И вот с риском для своей репутации я все-таки заявляю: по крайней мере сегодня и по крайней мере для меня эта сила является ничуть не меньшим фактором несвободы, чем ФСБ, РПЦ, администрация президента, да и вообще вся государственная власть.
Ребята, вам не кажется, что вы злоупотребляете своей социальной силой? Вам не кажется, что, если она себя дискредитирует, наступит эпоха социального бессилия – и это будет очень нехорошая эпоха.
Пока вы питаетесь тем, что грызете всех, кто не с вами. Прекрасно – но чем вы будете питаться, когда догрызете или, наоборот, обломаете зубы? Ведь система ценностей и риторика у вас та же самая, что и у ваших оппонентов. Вы исповедуете тот же деструктивный культ, что и они, – культ несвободного человека. Вы не можете даже допустить, что человек волен думать по-своему и это «по-своему» не всегда «по-вашему». Вероятность наличия у оппонента содержательной позиции сходу отметается.

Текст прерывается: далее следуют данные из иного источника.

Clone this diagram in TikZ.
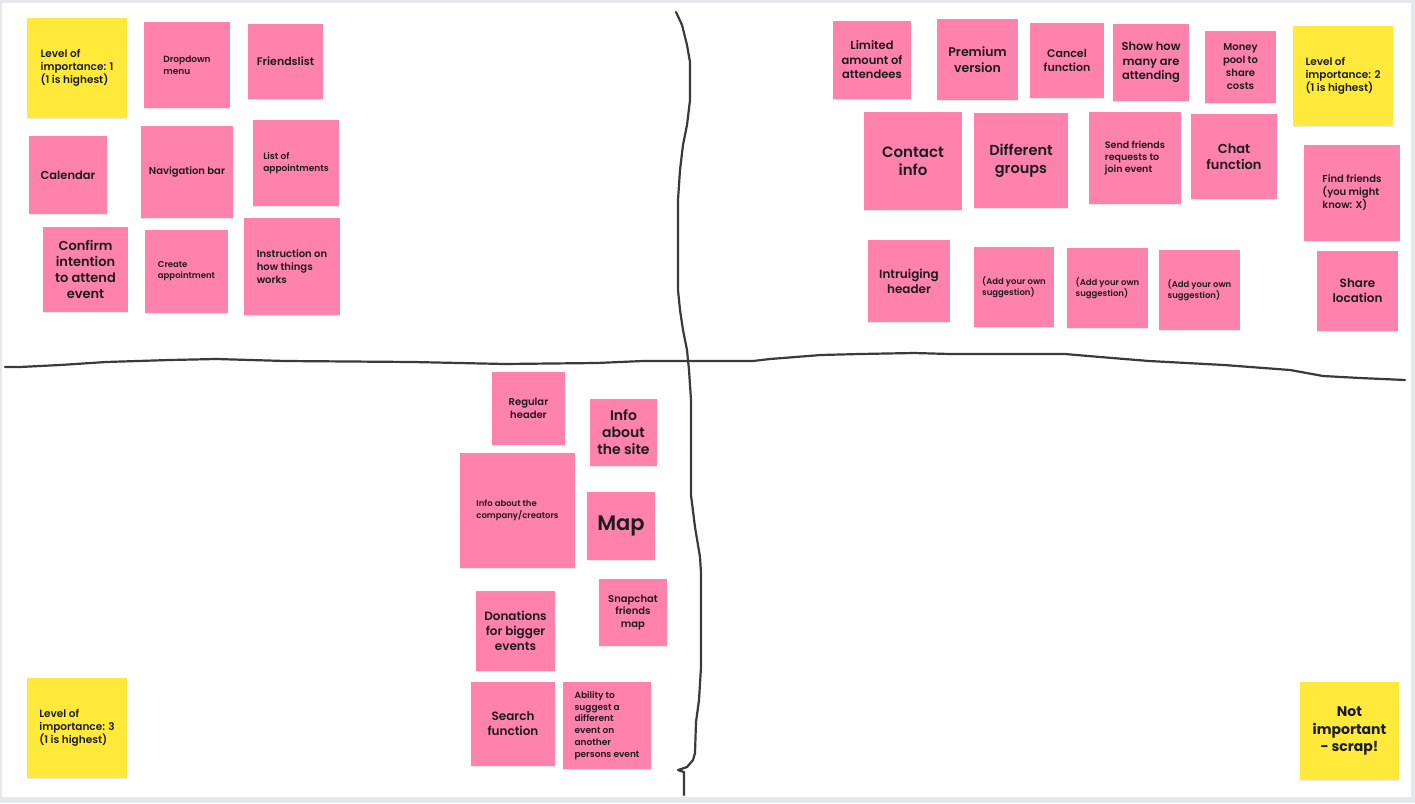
\documentclass[tikz,border=0pt]{standalone}
\usepackage{fontspec}
\setmainfont{Poppins}[UprightFont=* SemiBold, BoldFont=* Bold]
\usepackage{xcolor}
\usepackage{tikz}
\usetikzlibrary{shadows}
\definecolor{notepink}{RGB}{255,130,172}
\definecolor{noteyellow}{RGB}{255,233,59}
\definecolor{notetext}{RGB}{28,28,30}
\definecolor{penline}{RGB}{58,58,58}
\definecolor{frame}{RGB}{230,232,236}
\newcommand{\fsz}[2]{\fontsize{#1pt}{#2pt}\selectfont}
\tikzset{
    note/.style = {rectangle, inner sep=0pt, text=notetext, align=center,
        drop shadow={shadow xshift=0pt, shadow yshift=-1.2pt, opacity=0.18}},
    pinknote/.style = {note, fill=notepink},
    yellownote/.style = {note, fill=noteyellow},
    pen/.style = {line width=2.2pt, draw=penline, line join=round, line cap=round},
}
\begin{document}
\begin{tikzpicture}[x=1pt, y=-1pt]
  % canvas
  \fill[frame] (0,0) rectangle (1415,803);
  \fill[white] (1.5,3) rectangle (1411,797);
  \useasboundingbox (0,0) rectangle (1415,803);

  % dividers
  \draw[pen] (676,12) -- (682,25) -- (687,45) -- (690,62) -- (690,100) -- (687,125)
    -- (683,145) -- (680,170) -- (678,200) -- (678,290) -- (680,310) -- (683,330)
    -- (687,350) -- (689,370) -- (691,400) -- (691,495) -- (695,527) -- (700,557)
    -- (701,573) -- (701,667) -- (699,700) -- (696,722) -- (695,753) -- (693,760)
    -- (687,767) -- (678,770) -- (684,772) -- (684,795);
  \draw[pen] (5,367) -- (20,367) -- (60,365) -- (106,362) -- (170,360) -- (216,359)
    -- (285,361) -- (413,362) -- (505,364) -- (597,363) -- (643,361) -- (753,361)
    -- (770,359) -- (821,355) -- (860,354) -- (914,353) -- (950,354) -- (1008,354)
    -- (1065,354) -- (1100,357) -- (1149,361) -- (1224,365) -- (1290,370)
    -- (1323,376) -- (1360,378) -- (1405,380);

  % level 1
  \node[yellownote, minimum width=100, minimum height=100, align=left, font=\fsz{10.5}{13}] (lvlone) at (77,68) {Level of\\importance: 1\\(1 is highest)};
  \node[pinknote, minimum width=86, minimum height=86, align=left, font=\fsz{9}{12}] (dropdown) at (187,65) {Dropdown\\menu};
  \node[pinknote, minimum width=75, minimum height=75, font=\fsz{11}{14}] (friendslist) at (285.5,61.5) {Friendslist};
  \node[pinknote, minimum width=78, minimum height=78, font=\fsz{11.5}{14}] (calendar) at (68,175) {Calendar};
  \node[pinknote, minimum width=92, minimum height=92, font=\fsz{10}{13}] (navbar) at (187,172) {Navigation bar};
  \node[pinknote, minimum width=86, minimum height=86, align=left, font=\fsz{9}{12}] (appointments) at (296,163) {List of\\appointments};
  \node[pinknote, minimum width=85, minimum height=85, font=\fsz{13}{16}] (confirm) at (85.5,269.5) {Confirm\\intention\\to attend\\event};
  \node[pinknote, minimum width=83, minimum height=83, align=left, font=\fsz{8.5}{11}] (create) at (186.5,271.5) {Create\\appointment};
  \node[pinknote, minimum width=96, minimum height=97, align=left, font=\fsz{10}{13}] (instruction) at (292,266.5) {Instruction on\\how things\\works};

  % level 2
  \node[pinknote, minimum width=78, minimum height=78, font=\fsz{11.5}{14.5}] (attendees) at (872,60) {Limited\\amount of\\attendees};
  \node[pinknote, minimum width=81, minimum height=81, font=\fsz{12.5}{16}] (premium) at (977.5,59.5) {Premium\\version};
  \node[pinknote, minimum width=74, minimum height=75, font=\fsz{11}{14}] (cancel) at (1067,60.5) {Cancel\\function};
  \node[pinknote, minimum width=76, minimum height=77, font=\fsz{11.5}{14.5}] (showhow) at (1151,62.5) {Show how\\many are\\attending};
  \node[pinknote, minimum width=71, minimum height=72, font=\fsz{10}{13}] (moneypool) at (1240.5,67) {Money\\pool to\\share\\costs};
  \node[yellownote, minimum width=100, minimum height=100, align=left, font=\fsz{10.5}{13}] (lvltwo) at (1343,76) {Level of\\importance: 2\\(1 is highest)};
  \node[pinknote, minimum width=98, minimum height=98, font=\fsz{15}{18}] (contact) at (913,161) {Contact\\info};
  \node[pinknote, minimum width=94, minimum height=95, font=\fsz{14.5}{18}] (groups) at (1021,160.5) {Different\\groups};
  \node[pinknote, minimum width=92, minimum height=92, align=left, font=\fsz{9.5}{12}] (sendreq) at (1135,158) {Send friends\\requests to\\join event};
  \node[pinknote, minimum width=86, minimum height=85, font=\fsz{13}{16}] (chat) at (1234,156.5) {Chat\\function};
  \node[pinknote, minimum width=96, minimum height=96, align=left, font=\fsz{10}{13}] (findfriends) at (1352,193) {Find friends\\(you might\\know: X)};
  \node[pinknote, minimum width=82, minimum height=82, font=\fsz{12}{15}] (intheader) at (909,281) {Intruiging\\header};
  \node[pinknote, minimum width=80, minimum height=80, align=left, font=\fsz{8.5}{11}] (ownone) at (1014,287) {(Add your own\\suggestion)};
  \node[pinknote, minimum width=81, minimum height=80, align=left, font=\fsz{8.5}{11}] (owntwo) at (1107.5,288) {(Add your own\\suggestion)};
  \node[pinknote, minimum width=81, minimum height=80, align=left, font=\fsz{8.5}{11}] (ownthree) at (1199.5,290) {(Add your own\\suggestion)};
  \node[pinknote, minimum width=81, minimum height=80, font=\fsz{12}{15}] (location) at (1357.5,291) {Share\\location};

  % level 3
  \node[pinknote, minimum width=73, minimum height=73, font=\fsz{10}{13}] (regheader) at (528.5,408.5) {Regular\\header};
  \node[pinknote, minimum width=67, minimum height=67, font=\fsz{14}{17}] (siteinfo) at (623.5,432.5) {Info\\about\\the site};
  \node[pinknote, minimum width=115, minimum height=115, align=left, font=\fsz{8.5}{12}] (company) at (517.5,510.5) {Info about the\\company/creators};
  \node[pinknote, minimum width=68, minimum height=68, font=\fsz{21}{24}] (map) at (621,526) {Map};
  \node[pinknote, minimum width=68, minimum height=67, font=\fsz{10}{12.5}] (snapchat) at (633,612.5) {Snapchat\\friends\\map};
  \node[pinknote, minimum width=79, minimum height=80, font=\fsz{12}{15}] (donations) at (515.5,631) {Donations\\for bigger\\events};
  \node[pinknote, minimum width=84, minimum height=84, font=\fsz{12}{15}] (search) at (513,724) {Search\\function};
  \node[pinknote, minimum width=88, minimum height=87, align=left, font=\fsz{9}{11.8}] (suggest) at (607,725.5) {Ability to\\suggest a\\different\\event on\\another\\persons event};
  \node[yellownote, minimum width=100, minimum height=100, align=left, font=\fsz{10.5}{13}] (lvlthree) at (77,728) {Level of\\importance: 3\\(1 is highest)};

  % scrap
  \node[yellownote, minimum width=99, minimum height=98, font=\bfseries\fsz{14}{17.5}] (scrap) at (1349.5,731) {Not\\important\\- scrap!};
\end{tikzpicture}
\end{document}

Если он не с вами, значит он просто несвободен, значит он просто кем-то ангажирован, значит он сволочь и негодяй, недостойный внимания и понимания.
В этом смысле оба субъекта наблюдаемой ныне политической борьбы – всего лишь две неотъемлемые составляющие одной и той же номенклатуры, место которой на помойке истории. Лучшие люди и с Болотной, и с Поклонной уже давно созрели для явления другой социальной и политической силы. Такой, которая способна слушать и Свету из Иванова, и Сашу Блинова из Твери. И которая понимает, что власть начинается с общения, а государство – вы не поверите! – с любви.